Single by Gold

from the album Capitaine abandonné
- B-side: "Jossy-Ann"
- Released: December 1985
- Recorded: France, 1985
- Genre: Pop
- Length: 3:54
- Label: Wea
- Songwriter(s): Lucien Crémadès Émile Wandelmer Bernard Mazauric

Gold singles chronology
| "Plus près des étoiles" (1985) | "Capitaine abandonné" (1985) | "Ville de lumière" (1986) |

= Capitaine abandonné =

1985 single by Gold

"Capitaine abandonné" is a 1985 song recorded by French band Gold. It was the lead single from the band's second studio album Capitaine abandonné on which it features in an extended version as first track. The song was also available in its main version on the next album Calicoba, released in late 1986. "Capitaine abandonné" was released as Gold's second single overall in January 1986, and met with a success in France where it was a number-one hit.

==Lyrics and video==
"Capitaine abandonné" is a tribute to celebrities of sports, adventure and singing such as Arnaud de Rosnay or Philippe de Dieuleveult. The music video shows the group performing the song in a bar where men are playing cards, and these images alternate with scenes of navigation during the chorus.

==Versions==
"Capitaine abandonné" was recorded in a live version on the live album L'Olympia (1997), Le Palais des Sports (1999) and Live 2004 (2004) and was included on Gold's compilations La Compil' en Or (1990) and Les Plus Grands Succès (1995). In 2002, the song was covered by Axel Bauer, Patrick Fiori and Gérald De Palmas, and this 3:09 version is the ninth track on Les Enfoirés' album Tous dans le même bateau.

==Chart performance==
In France, "Capitaine abandonné" entered the singles chart at number 35 on 8 February 1986, reached the top ten in its sixth week, topped the chart for four weeks, and totaled 13 weeks in the top ten and 24 weeks in the top 50. On the Music & Medias Eurochart Hot 100, it stated at number 87 on 22 February 1986, attained a peak of number 25 in its 11th week, and fell off the chart after 21 weeks of presence.

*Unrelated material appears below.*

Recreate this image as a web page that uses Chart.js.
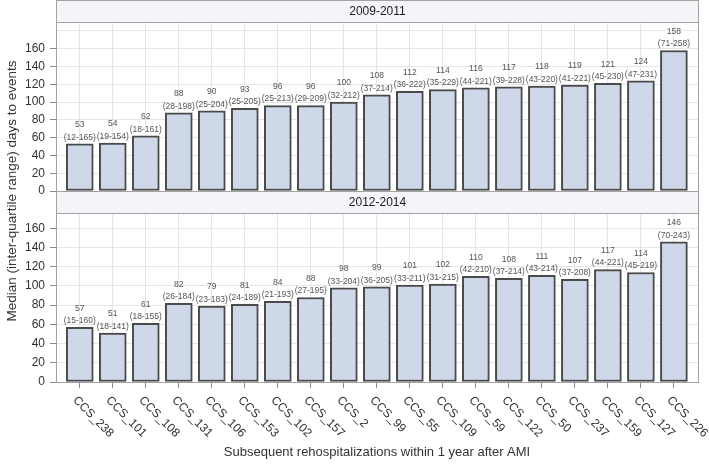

It also spent 12 weeks on the Eurochart Airplay Top 50 with a peak at number 17 twice.

==Track listings==
- 7" single
1. "Capitaine abandonné" — 3:54
2. "Josy-Ann" — 3:34

- 7" maxi
3. "Capitaine abandonné" (extended version) — 6:26
4. "Josy-Ann" — 3:34

- 12" maxi - Remixes
5. "Capitaine abandonné" (remix) — 6:37
6. "Sail Away" (English version) — 3:54

==Charts==

===Weekly charts===

Weekly chart performance for "Capitaine abandonné"
| Chart (1986) | Peak position |
|---|---|
| Europe (European Hot 100) | 25 |
| Europe (European Airplay Top 50) | 17 |
| France (SNEP) | 1 |
| Quebec (ADISQ) | 15 |

===Year-end charts===

Year-end chart performance for "Capitaine abandonné"
| Chart (1986) | Position |
|---|---|
| Europe (European Hot 100) | 67 |

==Certifications and sales==

Certifications for "Capitaine abandonné"
| Region | Certification | Certified units/sales |
| France (SNEP) | Gold | 500,000^{*} |
^{*} Sales figures based on certification alone.